__Work required__. Find each line containing the string "this" and return it.

[Extracted data entries]

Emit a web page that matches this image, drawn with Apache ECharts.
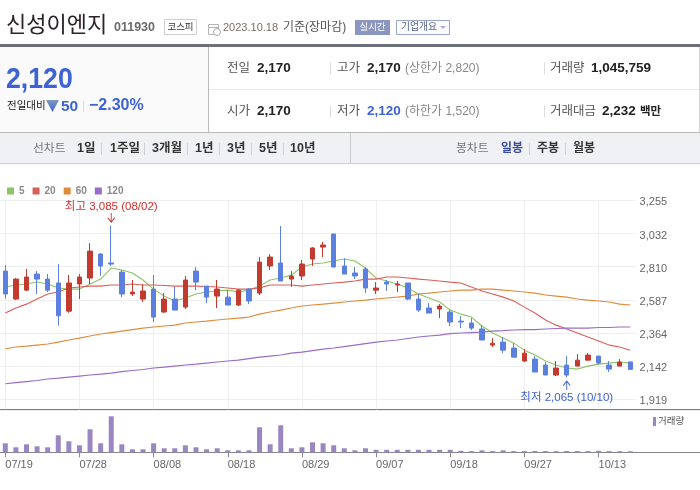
<!DOCTYPE html>
<html><head><meta charset="utf-8">
<style>html,body{margin:0;padding:0;background:#fff}#c{width:700px;height:490px}</style>
<script src="https://cdn.jsdelivr.net/npm/echarts@6/dist/echarts.min.js"></script>
</head><body><div id="c"></div>
<script>
const dates = ['07/19','07/20','07/21','07/24','07/25','07/26','07/27','07/28','07/31','08/01','08/02','08/03','08/04','08/07','08/08','08/09','08/10','08/11','08/14','08/16','08/17','08/18','08/21','08/22','08/23','08/24','08/25','08/28','08/29','08/30','08/31','09/01','09/04','09/05','09/06','09/07','09/08','09/11','09/12','09/13','09/14','09/15','09/18','09/19','09/20','09/21','09/22','09/25','09/26','09/27','10/04','10/05','10/06','10/10','10/11','10/12','10/13','10/16','10/17','10/18'];
// [open, close, low, high]
const ohlc = [[2780,2626,2595,2820],[2592,2726,2585,2733],[2652,2740,2646,2794],[2760,2726,2626,2780],[2726,2652,2639,2760],[2700,2480,2413,2827],[2511,2700,2500,2753],[2693,2740,2592,2760],[2733,2914,2693,2968],[2894,2814,2747,2901],[2834,2827,2814,3085],[2773,2626,2605,2787],[2626,2639,2612,2720],[2592,2646,2572,2693],[2659,2471,2438,2753],[2505,2592,2498,2632],[2592,2518,2518,2673],[2538,2720,2525,2747],[2780,2706,2652,2807],[2679,2605,2565,2679],[2612,2659,2532,2720],[2605,2552,2552,2652],[2552,2652,2545,2659],[2659,2579,2558,2666],[2632,2840,2619,2874],[2814,2874,2787,2894],[2834,2713,2713,3082],[2726,2747,2673,2780],[2747,2827,2720,2854],[2861,2935,2814,2941],[2941,2955,2874,2975],[3029,2807,2807,3029],[2814,2760,2760,2867],[2767,2747,2726,2807],[2794,2666,2632,2807],[2652,2666,2626,2706],[2706,2693,2646,2720],[2686,2693,2639,2713],[2700,2592,2585,2700],[2592,2518,2505,2626],[2532,2498,2498,2565],[2525,2545,2464,2558],[2505,2438,2411,2525],[2444,2438,2397,2478],[2431,2397,2384,2464],[2391,2317,2317,2417],[2283,2296,2270,2330],[2303,2249,2229,2337],[2263,2202,2202,2296],[2176,2229,2169,2256],[2189,2102,2102,2209],[2149,2082,2082,2169],[2082,2129,2075,2176],[2149,2082,2065,2209],[2142,2182,2142,2223],[2182,2216,2182,2229],[2209,2162,2155,2209],[2149,2122,2102,2176],[2142,2169,2142,2189],[2170,2120,2120,2170]];
const ma5 = [2673,2686,2693,2706,2693,2666,2659,2659,2693,2726,2800,2787,2767,2720,2659,2612,2579,2599,2626,2639,2646,2652,2639,2652,2679,2720,2733,2753,2807,2827,2834,2847,2861,2847,2800,2733,2713,2693,2666,2626,2599,2572,2518,2491,2471,2411,2364,2330,2296,2249,2216,2176,2149,2129,2122,2142,2155,2162,2169,2162];
const ma20 = [2498,2532,2558,2592,2626,2639,2666,2673,2679,2679,2686,2686,2693,2686,2686,2683,2679,2679,2679,2676,2673,2666,2659,2659,2666,2686,2686,2686,2679,2686,2693,2700,2706,2713,2726,2726,2740,2740,2733,2726,2720,2713,2706,2700,2673,2646,2626,2605,2579,2538,2498,2451,2417,2391,2364,2337,2310,2283,2270,2249];
const ma60 = [2258,2270,2276,2283,2290,2303,2317,2330,2344,2357,2367,2377,2387,2397,2404,2411,2417,2431,2438,2444,2451,2458,2464,2471,2491,2505,2518,2532,2545,2552,2558,2565,2572,2579,2585,2592,2599,2605,2612,2626,2632,2639,2646,2652,2652,2659,2659,2652,2646,2639,2632,2619,2612,2605,2592,2585,2579,2572,2558,2552];
const ma120 = [2023,2031,2038,2045,2055,2061,2068,2075,2082,2088,2095,2105,2112,2119,2129,2135,2142,2149,2155,2162,2169,2176,2182,2192,2202,2209,2216,2229,2236,2246,2256,2263,2273,2283,2293,2303,2310,2317,2327,2337,2344,2350,2360,2364,2367,2370,2377,2380,2384,2387,2387,2391,2394,2397,2397,2397,2401,2401,2404,2404];
const volume = [9000000,5000000,8000000,6000000,5000000,17000000,11000000,7000000,23000000,9000000,36000000,8000000,3000000,3000000,9000000,4000000,4000000,7000000,5000000,3000000,4000000,2000000,2000000,2000000,25000000,8000000,27000000,4000000,5000000,10000000,9000000,7000000,4000000,2000000,4000000,2500000,2500000,2500000,2500000,2500000,2500000,2500000,2500000,1500000,1200000,2000000,1200000,2000000,1200000,1200000,1300000,1200000,1100000,1300000,1200000,1200000,1500000,1200000,1100000,1045759];
const priceTicks = [1919,2142,2364,2587,2810,3032,3255];
const maNames = ['5','20','60','120'];
const maColors = ['#8cc466','#d9605a','#e08b3a','#9a6cc8'];
const UP = '#c23b2e', DOWN = '#5b80de', BLUE = '#3d63d4', FONT = '"Liberation Sans","Noto Sans CJK KR",sans-serif';

const g = [];
const rect = (x,y,w,h,fill,stroke) => g.push({type:'rect',shape:{x,y,width:w,height:h},style:{fill:fill||'none',stroke:stroke||null,lineWidth:stroke?1:0},silent:true});
const hl = (x1,x2,y,c) => rect(x1,y,x2-x1,1,c);
const vl = (x,y1,y2,c) => rect(x,y1,1,y2-y1,c);
const t = (x,y,text,size,color,bold,align,scaleX) => g.push({type:'text',x,y,scaleX:scaleX||1,silent:true,style:{text,fontSize:size,fill:color,fontWeight:bold?'bold':'normal',fontFamily:FONT,align:align||'left',verticalAlign:'middle'}});

// header
t(6,25.5,'신성이엔지',22,'#2b2328');
t(114,28,'011930',12.5,'#6a6a6a',true);
rect(164.5,19.5,32,15,'#fff','#cfcfcf'); t(180.5,27,'코스피',9.5,'#333',false,'center');
rect(208.5,24.5,10,10,'#fff','#b5b5b5'); hl(209,218,27,'#b5b5b5'); g.push({type:'circle',shape:{cx:217,cy:32,r:3.5},style:{fill:'#fff',stroke:'#aaa'},silent:true});
t(223,27.5,'2023.10.18',11,'#7a6f62');
t(283,27.5,'기준(장마감)',12,'#555');
rect(355,20,35,15,'#8c97bf'); t(372.5,27.5,'실시간',9.5,'#fff',false,'center');
rect(396.5,20.5,53,14,'#fbfbfe','#9aa5cc'); t(401,27.5,'기업개요',9.8,'#56658f');
g.push({type:'polygon',shape:{points:[[440,26],[446,26],[443,29]]},style:{fill:'#a8b0cc'},silent:true});
rect(0,44,700,3,'#6d7078');

// summary panel
rect(0,47,208,85,'#fafafa'); vl(208,47,132,'#b9b9b9'); hl(209,699,89,'#e6e6e6'); vl(699,47,163,'#d5d5d5');
t(6,79.5,'2,120',30,BLUE,true,'left',0.89);
t(7,106.5,'전일대비',10.5,'#222');
g.push({type:'polygon',shape:{points:[[46,100],[59,100],[52.5,112]]},style:{fill:{type:'linear',x:0,y:0,x2:0,y2:1,colorStops:[{offset:0,color:'#7f9bb8'},{offset:1,color:BLUE}]}},silent:true});
t(61,106.5,'50',15.5,BLUE,true); vl(83,101,112,'#ddd'); t(89,106,'−2.30%',16,BLUE,true);
const lab = '#555', val = '#222';
[[68.5],[111.5]].forEach(([y],r)=>{
  t(227,y,r?'시가':'전일',12.5,lab); t(257,y,'2,170',13.5,val,true);
  vl(330,y-6,y+6,'#ddd'); t(337,y,r?'저가':'고가',12.5,lab); t(367,y,r?'2,120':'2,170',13.5,r?BLUE:val,true);
  t(405,y,r?'(하한가 1,520)':'(상한가 2,820)',12,'#888');
  vl(544,y-6,y+6,'#ddd');
});
t(550,68.5,'거래량',12.5,lab); t(591,68.5,'1,045,759',13.5,val,true);
t(550,111.5,'거래대금',12.5,lab); t(602,111.5,'2,232',13.5,val,true); t(640,111.5,'백만',11.5,val,true);

// toolbar
rect(0,133,700,30,'#f0f1f5'); hl(0,700,132,'#b9b9b9'); hl(0,700,163,'#cfcfcf'); vl(350,133,163,'#c8c8c8');
t(33,149,'선차트',11.8,'#777');
[[77,'1일'],[110,'1주일'],[152,'3개월'],[195,'1년'],[227,'3년'],[259,'5년'],[290,'10년']].forEach(([x,s])=>t(x,149,s,12.5,'#333',true));
[101,144,187,219,251,283].forEach(x=>vl(x,143,155,'#d0d0d4'));
t(456,149,'봉차트',11.8,'#777');
t(501,149,'일봉',12,'#3b4c9c',true); vl(529,143,155,'#d0d0d4'); t(537,149,'주봉',12,'#333',true); vl(565,143,155,'#d0d0d4'); t(573,149,'월봉',12,'#333',true);

// chart frame
hl(0,700,409,'#777b80'); hl(0,700,410,'#eceef0'); hl(0,700,452,'#85868a');
rect(653,417,3,9,'#9a86c0'); t(658,421.5,'거래량',9.5,'#555');

const arrowDown = 'path://M5 0V10M0 5L5 10L10 5';
const arrowUp = 'path://M5 10V0M0 5L5 0L10 5';
const lineS = (name,data,color)=>({name,type:'line',data,xAxisIndex:0,yAxisIndex:0,symbol:'none',smooth:false,z:2,color,lineStyle:{width:1.1,color},itemStyle:{color},emphasis:{disabled:true},silent:true});

const option = {
  animation:false, backgroundColor:'#fff', textStyle:{fontFamily:FONT},
  graphic:{elements:g},
  legend:{left:7,top:186,padding:0,icon:'rect',itemWidth:7,itemHeight:7,itemGap:8,selectedMode:false,data:maNames,textStyle:{color:'#8a8a8a',fontSize:10,fontWeight:'bold',fontFamily:FONT}},
  grid:[{left:0,width:635.6,top:200.3,height:209},{left:0,width:635.6,top:409.3,height:43}],
  xAxis:[
    {type:'category',data:dates,gridIndex:0,boundaryGap:true,axisLine:{show:false},axisTick:{show:false},axisLabel:{show:false},
     splitLine:{show:true,interval:6,alignWithLabel:true,lineStyle:{color:'#eeeeee',width:1}}},
    {type:'category',data:dates,gridIndex:1,boundaryGap:true,axisLine:{show:false},
     axisTick:{show:true,interval:6,alignWithLabel:true,length:5,lineStyle:{color:'#888'}},
     axisLabel:{show:true,interval:6,align:'left',margin:7,color:'#666',fontSize:11,fontFamily:FONT,showMinLabel:true},splitLine:{show:false}}
  ],
  yAxis:[
    {type:'value',gridIndex:0,position:'right',min:1852,max:3255,axisLine:{show:false},
     axisTick:{show:false,customValues:priceTicks},
     axisLabel:{customValues:priceTicks,showMaxLabel:true,showMinLabel:true,margin:4,
       formatter:v=>'{p|'+v.toLocaleString('en-US')+'}',
       rich:{p:{color:'#666',fontSize:11,fontFamily:FONT,padding:[4,0,0,0]}}},
     splitLine:{show:true,lineStyle:{color:'#eeeeee',width:1}}},
    {type:'value',gridIndex:1,min:0,max:43000000,show:false,splitLine:{show:false}}
  ],
  series:[
    lineS(maNames[0],ma5,maColors[0]),lineS(maNames[1],ma20,maColors[1]),lineS(maNames[2],ma60,maColors[2]),lineS(maNames[3],ma120,maColors[3]),
    {type:'candlestick',name:'일봉',data:ohlc,xAxisIndex:0,yAxisIndex:0,z:3,barWidth:5,silent:true,
     itemStyle:{color:UP,color0:DOWN,borderColor:UP,borderColor0:DOWN,borderWidth:1},
     markPoint:{silent:true,animation:false,data:[
       {coord:[dates[10],3085],symbol:arrowDown,symbolSize:[7,9],symbolOffset:[0,-8],itemStyle:{color:'none',borderColor:'#c9302c',borderWidth:1},
        label:{show:true,position:'top',distance:1,offset:[0,3],formatter:'최고 3,085 (08/02)',color:'#d0322e',fontSize:11.5,fontFamily:FONT}},
       {coord:[dates[53],2065],symbol:arrowUp,symbolSize:[7,9],symbolOffset:[0,8],itemStyle:{color:'none',borderColor:'#3d63d4',borderWidth:1},
        label:{show:true,position:'bottom',distance:1,offset:[0,-2],formatter:'최저 2,065 (10/10)',color:'#3d63d4',fontSize:11.5,fontFamily:FONT}}
     ]}},
    {type:'bar',name:'거래량',data:volume,xAxisIndex:1,yAxisIndex:1,barWidth:5,z:3,silent:true,itemStyle:{color:'#9a86c0'}}
  ]
};
const chart = echarts.init(document.getElementById('c'),null,{renderer:'canvas'});
chart.setOption(option);
</script></body></html>
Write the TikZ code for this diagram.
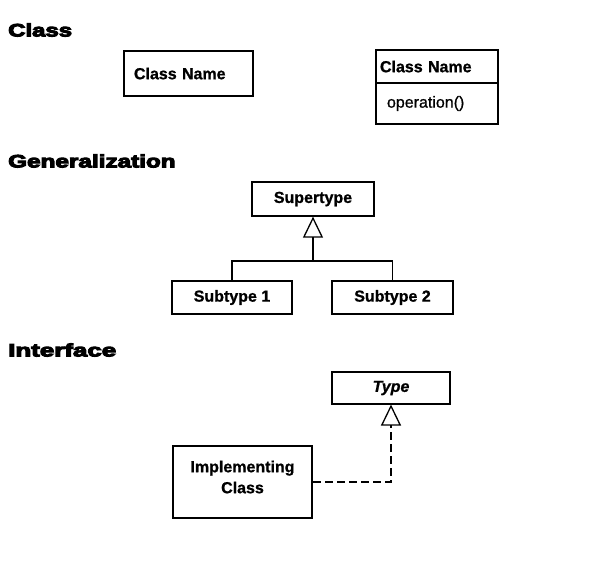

__Expected output__.
Emit a web page that matches this image, drawn with Apache ECharts.
Write the TikZ code for this diagram.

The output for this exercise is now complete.